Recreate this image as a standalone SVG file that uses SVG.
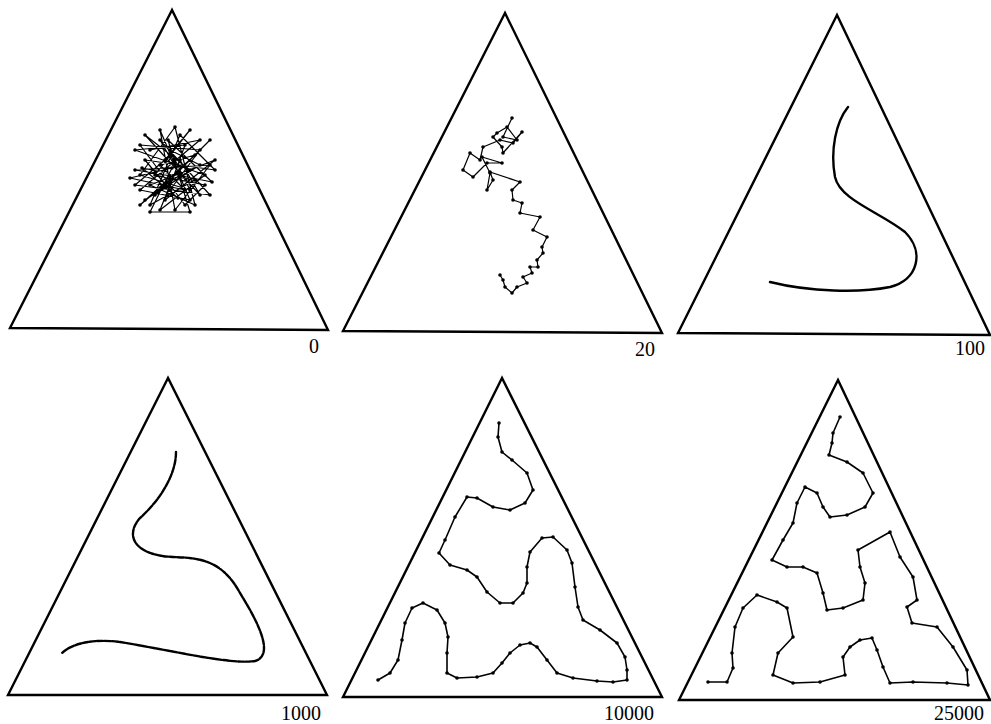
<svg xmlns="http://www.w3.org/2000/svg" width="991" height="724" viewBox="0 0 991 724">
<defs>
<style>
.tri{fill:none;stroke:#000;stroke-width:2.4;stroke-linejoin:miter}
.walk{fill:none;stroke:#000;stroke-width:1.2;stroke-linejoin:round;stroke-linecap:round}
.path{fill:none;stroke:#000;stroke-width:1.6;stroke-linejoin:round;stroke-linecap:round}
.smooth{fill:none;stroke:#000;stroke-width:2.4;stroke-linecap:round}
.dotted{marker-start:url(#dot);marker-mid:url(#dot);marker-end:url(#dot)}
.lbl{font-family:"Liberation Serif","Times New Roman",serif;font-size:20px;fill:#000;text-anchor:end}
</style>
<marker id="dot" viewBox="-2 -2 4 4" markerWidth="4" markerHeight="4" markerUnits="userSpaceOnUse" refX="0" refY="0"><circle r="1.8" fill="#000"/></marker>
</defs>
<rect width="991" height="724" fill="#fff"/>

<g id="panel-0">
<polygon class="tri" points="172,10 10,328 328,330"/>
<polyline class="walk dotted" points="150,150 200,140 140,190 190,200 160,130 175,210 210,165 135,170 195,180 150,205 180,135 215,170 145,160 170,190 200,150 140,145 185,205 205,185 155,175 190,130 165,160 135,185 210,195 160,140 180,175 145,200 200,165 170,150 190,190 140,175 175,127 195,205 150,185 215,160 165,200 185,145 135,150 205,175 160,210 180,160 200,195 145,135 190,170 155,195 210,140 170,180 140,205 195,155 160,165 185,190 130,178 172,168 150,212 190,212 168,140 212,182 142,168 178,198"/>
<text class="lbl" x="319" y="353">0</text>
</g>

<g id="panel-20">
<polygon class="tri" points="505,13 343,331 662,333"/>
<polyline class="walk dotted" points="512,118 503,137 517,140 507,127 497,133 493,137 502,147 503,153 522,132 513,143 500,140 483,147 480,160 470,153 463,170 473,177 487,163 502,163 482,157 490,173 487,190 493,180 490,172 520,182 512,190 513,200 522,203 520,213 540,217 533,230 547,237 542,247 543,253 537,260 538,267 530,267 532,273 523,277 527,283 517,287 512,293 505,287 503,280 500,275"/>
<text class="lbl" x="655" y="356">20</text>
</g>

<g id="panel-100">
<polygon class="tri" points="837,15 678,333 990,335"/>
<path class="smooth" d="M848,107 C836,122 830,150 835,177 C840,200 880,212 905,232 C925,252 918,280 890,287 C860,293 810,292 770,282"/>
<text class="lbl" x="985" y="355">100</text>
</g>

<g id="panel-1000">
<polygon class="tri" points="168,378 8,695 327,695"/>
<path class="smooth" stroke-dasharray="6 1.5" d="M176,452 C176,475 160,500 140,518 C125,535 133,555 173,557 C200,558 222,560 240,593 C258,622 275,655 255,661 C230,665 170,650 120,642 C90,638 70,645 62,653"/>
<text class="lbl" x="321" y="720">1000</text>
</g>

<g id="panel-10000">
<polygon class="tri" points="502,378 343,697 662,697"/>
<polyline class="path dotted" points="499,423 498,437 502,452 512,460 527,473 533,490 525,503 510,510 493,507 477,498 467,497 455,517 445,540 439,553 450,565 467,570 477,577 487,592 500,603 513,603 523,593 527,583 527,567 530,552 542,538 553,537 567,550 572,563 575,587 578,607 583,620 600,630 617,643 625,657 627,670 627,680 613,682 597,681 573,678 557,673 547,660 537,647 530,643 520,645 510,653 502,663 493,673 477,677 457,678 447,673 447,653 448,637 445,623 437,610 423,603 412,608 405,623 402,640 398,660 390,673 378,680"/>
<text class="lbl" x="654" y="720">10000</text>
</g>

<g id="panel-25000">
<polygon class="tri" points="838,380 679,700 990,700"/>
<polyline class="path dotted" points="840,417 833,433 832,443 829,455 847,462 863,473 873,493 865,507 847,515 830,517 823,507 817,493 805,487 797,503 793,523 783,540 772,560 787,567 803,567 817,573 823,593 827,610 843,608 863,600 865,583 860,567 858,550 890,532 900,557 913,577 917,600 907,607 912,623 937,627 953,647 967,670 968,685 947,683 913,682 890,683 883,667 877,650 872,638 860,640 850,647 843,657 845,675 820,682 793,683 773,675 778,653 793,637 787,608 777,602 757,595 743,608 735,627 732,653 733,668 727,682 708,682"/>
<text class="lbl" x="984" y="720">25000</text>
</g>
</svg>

## REQUEST
Write out the listing word for word, omitting the pictures it holds.

## OUTPUT OF THE EXERCISE
Recreate this image as a standalone SVG file that uses SVG.
<svg xmlns="http://www.w3.org/2000/svg" width="991" height="724" viewBox="0 0 991 724">
<defs>
<style>
.tri{fill:none;stroke:#000;stroke-width:2.4;stroke-linejoin:miter}
.walk{fill:none;stroke:#000;stroke-width:1.2;stroke-linejoin:round;stroke-linecap:round}
.path{fill:none;stroke:#000;stroke-width:1.6;stroke-linejoin:round;stroke-linecap:round}
.smooth{fill:none;stroke:#000;stroke-width:2.4;stroke-linecap:round}
.dotted{marker-start:url(#dot);marker-mid:url(#dot);marker-end:url(#dot)}
.lbl{font-family:"Liberation Serif","Times New Roman",serif;font-size:20px;fill:#000;text-anchor:end}
</style>
<marker id="dot" viewBox="-2 -2 4 4" markerWidth="4" markerHeight="4" markerUnits="userSpaceOnUse" refX="0" refY="0"><circle r="1.8" fill="#000"/></marker>
</defs>
<rect width="991" height="724" fill="#fff"/>

<g id="panel-0">
<polygon class="tri" points="172,10 10,328 328,330"/>
<polyline class="walk dotted" points="150,150 200,140 140,190 190,200 160,130 175,210 210,165 135,170 195,180 150,205 180,135 215,170 145,160 170,190 200,150 140,145 185,205 205,185 155,175 190,130 165,160 135,185 210,195 160,140 180,175 145,200 200,165 170,150 190,190 140,175 175,127 195,205 150,185 215,160 165,200 185,145 135,150 205,175 160,210 180,160 200,195 145,135 190,170 155,195 210,140 170,180 140,205 195,155 160,165 185,190 130,178 172,168 150,212 190,212 168,140 212,182 142,168 178,198"/>
<text class="lbl" x="319" y="353">0</text>
</g>

<g id="panel-20">
<polygon class="tri" points="505,13 343,331 662,333"/>
<polyline class="walk dotted" points="512,118 503,137 517,140 507,127 497,133 493,137 502,147 503,153 522,132 513,143 500,140 483,147 480,160 470,153 463,170 473,177 487,163 502,163 482,157 490,173 487,190 493,180 490,172 520,182 512,190 513,200 522,203 520,213 540,217 533,230 547,237 542,247 543,253 537,260 538,267 530,267 532,273 523,277 527,283 517,287 512,293 505,287 503,280 500,275"/>
<text class="lbl" x="655" y="356">20</text>
</g>

<g id="panel-100">
<polygon class="tri" points="837,15 678,333 990,335"/>
<path class="smooth" d="M848,107 C836,122 830,150 835,177 C840,200 880,212 905,232 C925,252 918,280 890,287 C860,293 810,292 770,282"/>
<text class="lbl" x="985" y="355">100</text>
</g>

<g id="panel-1000">
<polygon class="tri" points="168,378 8,695 327,695"/>
<path class="smooth" stroke-dasharray="6 1.5" d="M176,452 C176,475 160,500 140,518 C125,535 133,555 173,557 C200,558 222,560 240,593 C258,622 275,655 255,661 C230,665 170,650 120,642 C90,638 70,645 62,653"/>
<text class="lbl" x="321" y="720">1000</text>
</g>

<g id="panel-10000">
<polygon class="tri" points="502,378 343,697 662,697"/>
<polyline class="path dotted" points="499,423 498,437 502,452 512,460 527,473 533,490 525,503 510,510 493,507 477,498 467,497 455,517 445,540 439,553 450,565 467,570 477,577 487,592 500,603 513,603 523,593 527,583 527,567 530,552 542,538 553,537 567,550 572,563 575,587 578,607 583,620 600,630 617,643 625,657 627,670 627,680 613,682 597,681 573,678 557,673 547,660 537,647 530,643 520,645 510,653 502,663 493,673 477,677 457,678 447,673 447,653 448,637 445,623 437,610 423,603 412,608 405,623 402,640 398,660 390,673 378,680"/>
<text class="lbl" x="654" y="720">10000</text>
</g>

<g id="panel-25000">
<polygon class="tri" points="838,380 679,700 990,700"/>
<polyline class="path dotted" points="840,417 833,433 832,443 829,455 847,462 863,473 873,493 865,507 847,515 830,517 823,507 817,493 805,487 797,503 793,523 783,540 772,560 787,567 803,567 817,573 823,593 827,610 843,608 863,600 865,583 860,567 858,550 890,532 900,557 913,577 917,600 907,607 912,623 937,627 953,647 967,670 968,685 947,683 913,682 890,683 883,667 877,650 872,638 860,640 850,647 843,657 845,675 820,682 793,683 773,675 778,653 793,637 787,608 777,602 757,595 743,608 735,627 732,653 733,668 727,682 708,682"/>
<text class="lbl" x="984" y="720">25000</text>
</g>
</svg>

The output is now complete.